Goal:
Exclude images, then output the remaining data verbatim.

Data extract:
--------------------------------

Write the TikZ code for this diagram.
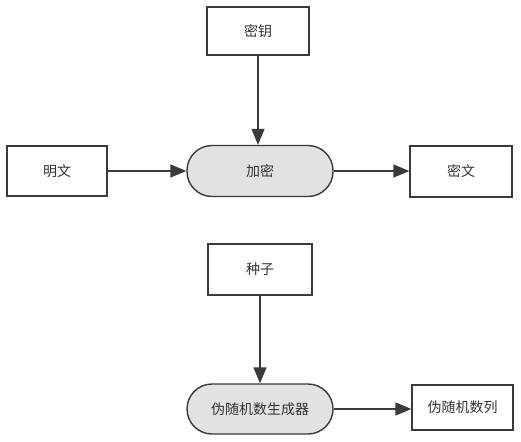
\documentclass[tikz,border=0pt]{standalone}
\usepackage{fontspec}
\setmainfont{Noto Sans CJK SC}
\usetikzlibrary{arrows.meta}
\definecolor{linec}{HTML}{3A3A3A}
\definecolor{pillfill}{HTML}{E2E2E2}
\definecolor{textc}{HTML}{333333}
\begin{document}
\begin{tikzpicture}[x=1pt,y=-1pt,
  every node/.style={font=\fontsize{14}{16}\selectfont, text=textc},
  boxnode/.style={draw=linec, line width=1.2pt, fill=white, minimum width=#1, inner sep=0pt},
  boxnode/.default=102pt,
  pill/.style={draw=linec, line width=1.4pt, fill=pillfill, rounded corners=25pt, inner sep=0pt, minimum width=146pt},
  conn/.style={draw=linec, line width=1.4pt, -{Triangle[length=16pt,width=13pt]}}]
\useasboundingbox (0,0) rectangle (521,441);
\node[boxnode=102pt, minimum height=48pt] (key) at (258,31) {密钥};
\node[pill, minimum height=51pt] (enc) at (260,171) {加密};
\node[boxnode=100pt, minimum height=50pt] (plain) at (57,171) {明文};
\node[boxnode=102pt, minimum height=51pt] (cipher) at (461,171.5) {密文};
\node[boxnode=104pt, minimum height=51pt] (seed) at (260,269.5) {种子};
\node[pill, minimum height=50pt] (prng) at (260,409) {伪随机数生成器};
\node[boxnode=101pt, minimum height=45pt] (seq) at (462.5,407.5) {伪随机数列};
\draw[conn] (key.south) -- (key.south |- enc.north);
\draw[conn] (plain) -- (enc);
\draw[conn] (enc.east) -- (enc.east -| cipher.west);
\draw[conn] (seed) -- (prng);
\draw[conn] (prng.east) -- (prng.east -| seq.west);
\end{tikzpicture}
\end{document}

--------------------------------

Answer to the problem:
Write the TikZ code for this diagram.
\documentclass[tikz,border=0pt]{standalone}
\usepackage{fontspec}
\setmainfont{Noto Sans CJK SC}
\usetikzlibrary{arrows.meta}
\definecolor{linec}{HTML}{3A3A3A}
\definecolor{pillfill}{HTML}{E2E2E2}
\definecolor{textc}{HTML}{333333}
\begin{document}
\begin{tikzpicture}[x=1pt,y=-1pt,
  every node/.style={font=\fontsize{14}{16}\selectfont, text=textc},
  boxnode/.style={draw=linec, line width=1.2pt, fill=white, minimum width=#1, inner sep=0pt},
  boxnode/.default=102pt,
  pill/.style={draw=linec, line width=1.4pt, fill=pillfill, rounded corners=25pt, inner sep=0pt, minimum width=146pt},
  conn/.style={draw=linec, line width=1.4pt, -{Triangle[length=16pt,width=13pt]}}]
\useasboundingbox (0,0) rectangle (521,441);
\node[boxnode=102pt, minimum height=48pt] (key) at (258,31) {密钥};
\node[pill, minimum height=51pt] (enc) at (260,171) {加密};
\node[boxnode=100pt, minimum height=50pt] (plain) at (57,171) {明文};
\node[boxnode=102pt, minimum height=51pt] (cipher) at (461,171.5) {密文};
\node[boxnode=104pt, minimum height=51pt] (seed) at (260,269.5) {种子};
\node[pill, minimum height=50pt] (prng) at (260,409) {伪随机数生成器};
\node[boxnode=101pt, minimum height=45pt] (seq) at (462.5,407.5) {伪随机数列};
\draw[conn] (key.south) -- (key.south |- enc.north);
\draw[conn] (plain) -- (enc);
\draw[conn] (enc.east) -- (enc.east -| cipher.west);
\draw[conn] (seed) -- (prng);
\draw[conn] (prng.east) -- (prng.east -| seq.west);
\end{tikzpicture}
\end{document}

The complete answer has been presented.